-- MATERIAL --
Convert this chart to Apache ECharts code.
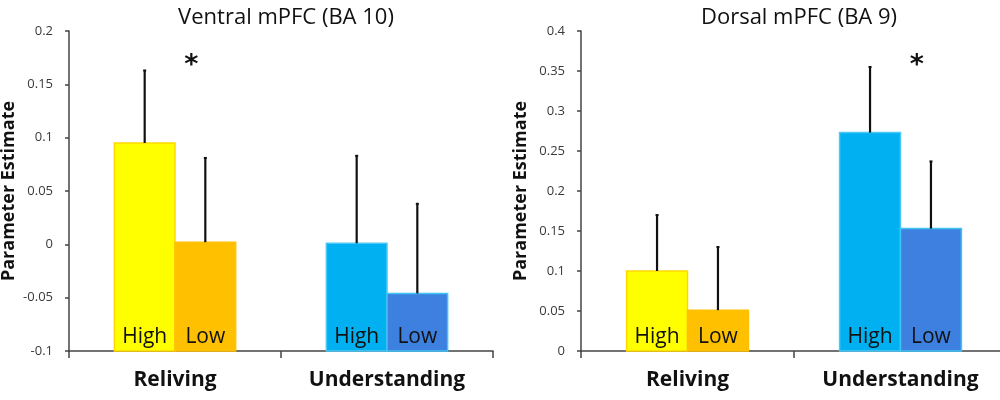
<!DOCTYPE html>
<html>
<head>
<meta charset="utf-8">
<script src="https://cdn.jsdelivr.net/npm/echarts@6/dist/echarts.min.js"></script>
<style>
  html, body { margin: 0; padding: 0; background: #fff; }
  #chart { width: 1000px; height: 400px; }
</style>
</head>
<body>
<div id="chart"></div>
<script>
const categories = ['Reliving', 'Understanding']
const levels = ['High', 'Low']

// Ventral mPFC (BA 10)
const ventralHigh = [0.095, 0.001]
const ventralLow = [0.002, -0.046]
const ventralHighErr = [0.068, 0.082]
const ventralLowErr = [0.079, 0.084]
const ventralTicks = { min: -0.1, max: 0.2, interval: 0.05 }
const ventralStar = [0, 0.172]

// Dorsal mPFC (BA 9)
const dorsalHigh = [0.100, 0.273]
const dorsalLow = [0.051, 0.153]
const dorsalHighErr = [0.070, 0.082]
const dorsalLowErr = [0.079, 0.084]
const dorsalTicks = { min: 0, max: 0.4, interval: 0.05 }
const dorsalStar = [1, 0.363]

const fillColors = [['#FFFF00', '#FFC000'], ['#00B0F0', '#3E80E0']]
const edgeColors = [['#FFD800', '#FFC000'], ['#4CC8F4', '#3FC4F4']]
const font = '"Open Sans", sans-serif'

function buildData(high, low, highErr, lowErr) {
  const rows = []
  categories.forEach((c, i) => {
    rows.push([i, high[i], highErr[i], 0])
    rows.push([i, low[i], lowErr[i], 1])
  })
  return rows
}

function barRenderer(yMin) {
  return function (params, api) {
    const cat = api.value(0)
    const val = api.value(1)
    const err = api.value(2)
    const slot = api.value(3)
    const band = api.size([1, 0])[0]
    const barW = band * 0.286
    const top = api.coord([cat, val])
    const base = api.coord([cat, yMin])
    const errTop = api.coord([cat, val + err])
    const x0 = top[0] - barW + slot * barW
    const cx = x0 + barW / 2
    return {
      type: 'group',
      children: [
        {
          type: 'rect',
          shape: { x: x0, y: top[1], width: barW, height: base[1] - top[1] },
          style: { fill: fillColors[cat][slot], stroke: edgeColors[cat][slot], lineWidth: 1.5 }
        },
        {
          type: 'line',
          shape: { x1: cx, y1: top[1], x2: cx, y2: errTop[1] },
          style: { stroke: '#111', lineWidth: 2.2 }
        },
        {
          type: 'line',
          shape: { x1: cx - 1.5, y1: errTop[1], x2: cx + 1.5, y2: errTop[1] },
          style: { stroke: '#111', lineWidth: 2 }
        },
        {
          type: 'text',
          style: {
            text: levels[slot], x: cx, y: base[1] - 14,
            align: 'center', verticalAlign: 'middle',
            font: '21px ' + font, fill: '#111'
          }
        }
      ]
    }
  }
}

function starRenderer(params, api) {
  const p = api.coord([api.value(0), api.value(1)])
  const band = api.size([1, 0])[0]
  return {
    type: 'text',
    style: {
      text: '*', x: p[0] + band * 0.077, y: p[1] + 5,
      align: 'center', verticalAlign: 'middle',
      font: 'bold 27px "DejaVu Sans", sans-serif', fill: '#111'
    }
  }
}

function yAxis(idx, ticks) {
  return {
    type: 'value', gridIndex: idx,
    min: ticks.min, max: ticks.max, interval: ticks.interval,
    name: 'Parameter Estimate', nameLocation: 'middle', nameGap: 51,
    nameTextStyle: { fontFamily: font, fontWeight: 'bold', fontSize: 18, color: '#111' },
    axisLine: { show: true, lineStyle: { color: '#444', width: 1.5 } },
    axisTick: { show: true, length: 4, lineStyle: { color: '#444', width: 1.5 } },
    axisLabel: {
      margin: 16, fontFamily: font, fontSize: 13, color: '#3a3a3a',
      formatter: v => String(+v.toFixed(2))
    },
    splitLine: { show: false }
  }
}

function xAxis(idx) {
  return {
    type: 'category', gridIndex: idx, data: categories,
    axisLine: { onZero: false, lineStyle: { color: '#444', width: 1.5 } },
    axisTick: { show: true, length: 7, lineStyle: { color: '#444', width: 1.5 } },
    axisLabel: { margin: 19, fontFamily: font, fontWeight: 'bold', fontSize: 21, color: '#111' }
  }
}

const chart = echarts.init(document.getElementById('chart'))
chart.setOption({
  backgroundColor: '#fff',
  animation: false,
  title: [
    { text: 'Ventral mPFC (BA 10)', left: 281, top: 2, textAlign: 'center',
      textStyle: { fontFamily: font, fontWeight: 'normal', fontSize: 22, color: '#111' } },
    { text: 'Dorsal mPFC (BA 9)', left: 794, top: 2, textAlign: 'center',
      textStyle: { fontFamily: font, fontWeight: 'normal', fontSize: 22, color: '#111' } }
  ],
  grid: [
    { left: 69, top: 31, width: 424, height: 320, outerBoundsMode: 'none', containLabel: false },
    { left: 581, top: 31, width: 426, height: 320, outerBoundsMode: 'none', containLabel: false }
  ],
  xAxis: [xAxis(0), xAxis(1)],
  yAxis: [yAxis(0, ventralTicks), yAxis(1, dorsalTicks)],
  series: [
    { type: 'custom', xAxisIndex: 0, yAxisIndex: 0, renderItem: barRenderer(ventralTicks.min),
      data: buildData(ventralHigh, ventralLow, ventralHighErr, ventralLowErr) },
    { type: 'custom', xAxisIndex: 0, yAxisIndex: 0, renderItem: starRenderer, data: [ventralStar] },
    { type: 'custom', xAxisIndex: 1, yAxisIndex: 1, renderItem: barRenderer(dorsalTicks.min),
      data: buildData(dorsalHigh, dorsalLow, dorsalHighErr, dorsalLowErr) },
    { type: 'custom', xAxisIndex: 1, yAxisIndex: 1, renderItem: starRenderer, data: [dorsalStar] }
  ]
})
</script>
</body>
</html>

-- EXERCISE BRIEF --
Omit any images, then output the listing exactly.

-- COMPLETE RESPONSE --
Convert this chart to Apache ECharts code.
<!DOCTYPE html>
<html>
<head>
<meta charset="utf-8">
<script src="https://cdn.jsdelivr.net/npm/echarts@6/dist/echarts.min.js"></script>
<style>
  html, body { margin: 0; padding: 0; background: #fff; }
  #chart { width: 1000px; height: 400px; }
</style>
</head>
<body>
<div id="chart"></div>
<script>
const categories = ['Reliving', 'Understanding']
const levels = ['High', 'Low']

// Ventral mPFC (BA 10)
const ventralHigh = [0.095, 0.001]
const ventralLow = [0.002, -0.046]
const ventralHighErr = [0.068, 0.082]
const ventralLowErr = [0.079, 0.084]
const ventralTicks = { min: -0.1, max: 0.2, interval: 0.05 }
const ventralStar = [0, 0.172]

// Dorsal mPFC (BA 9)
const dorsalHigh = [0.100, 0.273]
const dorsalLow = [0.051, 0.153]
const dorsalHighErr = [0.070, 0.082]
const dorsalLowErr = [0.079, 0.084]
const dorsalTicks = { min: 0, max: 0.4, interval: 0.05 }
const dorsalStar = [1, 0.363]

const fillColors = [['#FFFF00', '#FFC000'], ['#00B0F0', '#3E80E0']]
const edgeColors = [['#FFD800', '#FFC000'], ['#4CC8F4', '#3FC4F4']]
const font = '"Open Sans", sans-serif'

function buildData(high, low, highErr, lowErr) {
  const rows = []
  categories.forEach((c, i) => {
    rows.push([i, high[i], highErr[i], 0])
    rows.push([i, low[i], lowErr[i], 1])
  })
  return rows
}

function barRenderer(yMin) {
  return function (params, api) {
    const cat = api.value(0)
    const val = api.value(1)
    const err = api.value(2)
    const slot = api.value(3)
    const band = api.size([1, 0])[0]
    const barW = band * 0.286
    const top = api.coord([cat, val])
    const base = api.coord([cat, yMin])
    const errTop = api.coord([cat, val + err])
    const x0 = top[0] - barW + slot * barW
    const cx = x0 + barW / 2
    return {
      type: 'group',
      children: [
        {
          type: 'rect',
          shape: { x: x0, y: top[1], width: barW, height: base[1] - top[1] },
          style: { fill: fillColors[cat][slot], stroke: edgeColors[cat][slot], lineWidth: 1.5 }
        },
        {
          type: 'line',
          shape: { x1: cx, y1: top[1], x2: cx, y2: errTop[1] },
          style: { stroke: '#111', lineWidth: 2.2 }
        },
        {
          type: 'line',
          shape: { x1: cx - 1.5, y1: errTop[1], x2: cx + 1.5, y2: errTop[1] },
          style: { stroke: '#111', lineWidth: 2 }
        },
        {
          type: 'text',
          style: {
            text: levels[slot], x: cx, y: base[1] - 14,
            align: 'center', verticalAlign: 'middle',
            font: '21px ' + font, fill: '#111'
          }
        }
      ]
    }
  }
}

function starRenderer(params, api) {
  const p = api.coord([api.value(0), api.value(1)])
  const band = api.size([1, 0])[0]
  return {
    type: 'text',
    style: {
      text: '*', x: p[0] + band * 0.077, y: p[1] + 5,
      align: 'center', verticalAlign: 'middle',
      font: 'bold 27px "DejaVu Sans", sans-serif', fill: '#111'
    }
  }
}

function yAxis(idx, ticks) {
  return {
    type: 'value', gridIndex: idx,
    min: ticks.min, max: ticks.max, interval: ticks.interval,
    name: 'Parameter Estimate', nameLocation: 'middle', nameGap: 51,
    nameTextStyle: { fontFamily: font, fontWeight: 'bold', fontSize: 18, color: '#111' },
    axisLine: { show: true, lineStyle: { color: '#444', width: 1.5 } },
    axisTick: { show: true, length: 4, lineStyle: { color: '#444', width: 1.5 } },
    axisLabel: {
      margin: 16, fontFamily: font, fontSize: 13, color: '#3a3a3a',
      formatter: v => String(+v.toFixed(2))
    },
    splitLine: { show: false }
  }
}

function xAxis(idx) {
  return {
    type: 'category', gridIndex: idx, data: categories,
    axisLine: { onZero: false, lineStyle: { color: '#444', width: 1.5 } },
    axisTick: { show: true, length: 7, lineStyle: { color: '#444', width: 1.5 } },
    axisLabel: { margin: 19, fontFamily: font, fontWeight: 'bold', fontSize: 21, color: '#111' }
  }
}

const chart = echarts.init(document.getElementById('chart'))
chart.setOption({
  backgroundColor: '#fff',
  animation: false,
  title: [
    { text: 'Ventral mPFC (BA 10)', left: 281, top: 2, textAlign: 'center',
      textStyle: { fontFamily: font, fontWeight: 'normal', fontSize: 22, color: '#111' } },
    { text: 'Dorsal mPFC (BA 9)', left: 794, top: 2, textAlign: 'center',
      textStyle: { fontFamily: font, fontWeight: 'normal', fontSize: 22, color: '#111' } }
  ],
  grid: [
    { left: 69, top: 31, width: 424, height: 320, outerBoundsMode: 'none', containLabel: false },
    { left: 581, top: 31, width: 426, height: 320, outerBoundsMode: 'none', containLabel: false }
  ],
  xAxis: [xAxis(0), xAxis(1)],
  yAxis: [yAxis(0, ventralTicks), yAxis(1, dorsalTicks)],
  series: [
    { type: 'custom', xAxisIndex: 0, yAxisIndex: 0, renderItem: barRenderer(ventralTicks.min),
      data: buildData(ventralHigh, ventralLow, ventralHighErr, ventralLowErr) },
    { type: 'custom', xAxisIndex: 0, yAxisIndex: 0, renderItem: starRenderer, data: [ventralStar] },
    { type: 'custom', xAxisIndex: 1, yAxisIndex: 1, renderItem: barRenderer(dorsalTicks.min),
      data: buildData(dorsalHigh, dorsalLow, dorsalHighErr, dorsalLowErr) },
    { type: 'custom', xAxisIndex: 1, yAxisIndex: 1, renderItem: starRenderer, data: [dorsalStar] }
  ]
})
</script>
</body>
</html>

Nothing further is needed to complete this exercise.